Suara.com - Menteri Keuangan (Menkeu), Sri Mulyani, menegaskan bahwa bayar pajak memiliki manfaat yang sama mulianya dengan zakat dan wakaf.
Menurutnya, setiap rezeki dan harta yang dimiliki seseorang mengandung hak orang lain yang bisa disalurkan melalui tiga jalur tersebut.
"Dalam setiap rezeki dan harta yang kamu dapatkan ada hak orang lain. Caranya hak orang lain itu diberikan ada yang melalui zakat, wakaf, ada yang melalui pajak, dan pajak itu kembali kepada yang membutuhkan," ujar Sri Mulyani dalam Sarasehan Nasional Ekonomi dan Keuangan Syariah, Rabu (13/8/2025).

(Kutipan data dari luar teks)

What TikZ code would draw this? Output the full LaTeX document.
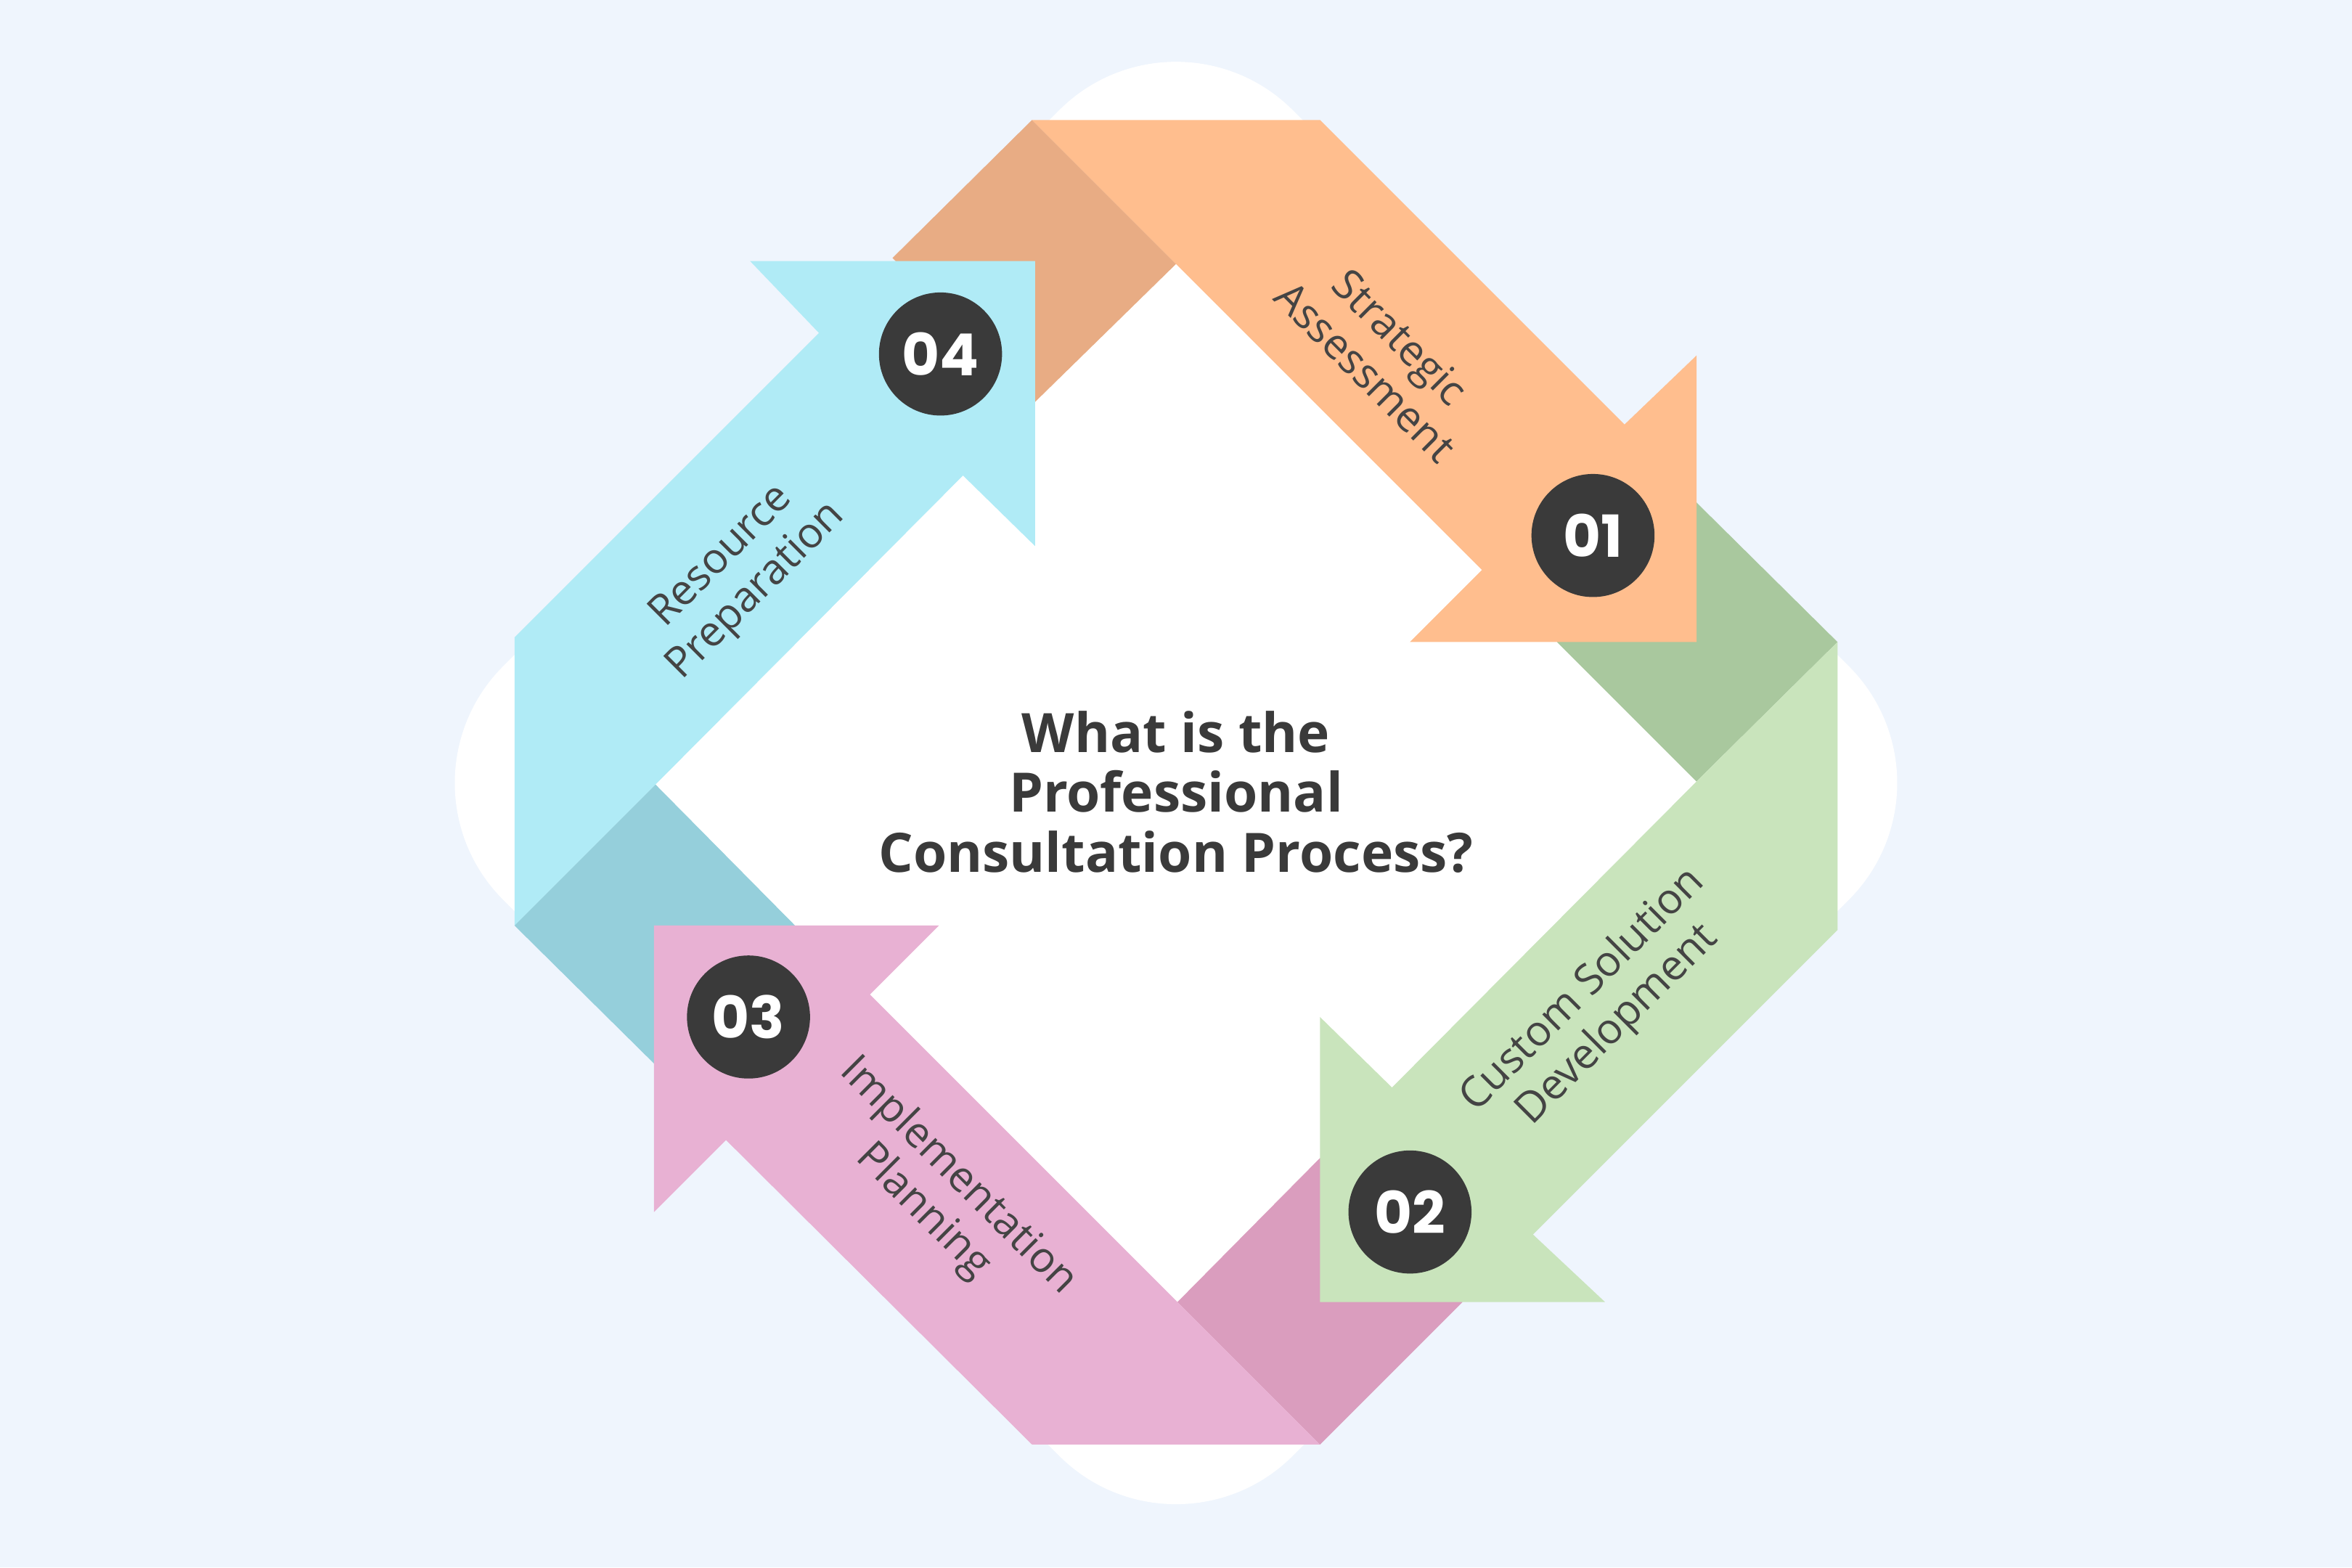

Pernyataan ini muncul di tengah persepsi sebagian masyarakat yang menganggap pajak dapat menggantikan kewajiban zakat, atau sebaliknya.
Namun, pandangan tersebut keliru. Meski pajak dan zakat sama-sama bersifat wajib serta memiliki tujuan sosial, keduanya memiliki perbedaan mendasar dari segi hukum, filosofi, dan teknis.
Mengutip ulasan di situs resmi Muhammadiyah, dalam syariat Islam, zakat adalah perintah langsung Allah SWT yang hukumnya wajib bagi setiap Muslim dengan nisab dan tarif yang telah ditentukan.
Sementara itu, pajak adalah pungutan wajib yang ditetapkan pemerintah berdasarkan undang-undang untuk membiayai pembangunan dan kebutuhan negara.
Perbedaan lain terletak pada penerima manfaat. Zakat hanya disalurkan kepada delapan golongan yang telah diatur dalam Al-Qur'an, seperti fakir miskin, amil zakat, dan muallaf.
Di sisi lain, pajak dapat digunakan untuk berbagai kebutuhan publik tanpa batasan agama atau kategori tertentu.
Sri Mulyani mengingatkan bahwa membayar pajak tidak menggugurkan kewajiban membayar zakat, begitu pula sebaliknya.
“Keduanya adalah instrumen penting, zakat untuk memenuhi perintah agama dan pajak untuk menjaga keberlangsungan negara,” tegasnya.
Data Kementerian Keuangan mencatat, realisasi penerimaan pajak hingga Juli 2025 mencapai Rp1.244,8 triliun atau 62,5 persen dari target APBN.
Di sisi lain, Badan Amil Zakat Nasional (BAZNAS) melaporkan potensi zakat nasional bisa mencapai Rp327 triliun per tahun, namun realisasi pengumpulan baru sekitar Rp28 triliun pada 2024.
Dengan potensi besar dari keduanya, optimalisasi zakat dan pajak diyakini dapat mempercepat pengentasan kemiskinan dan mendorong pemerataan ekonomi di Indonesia.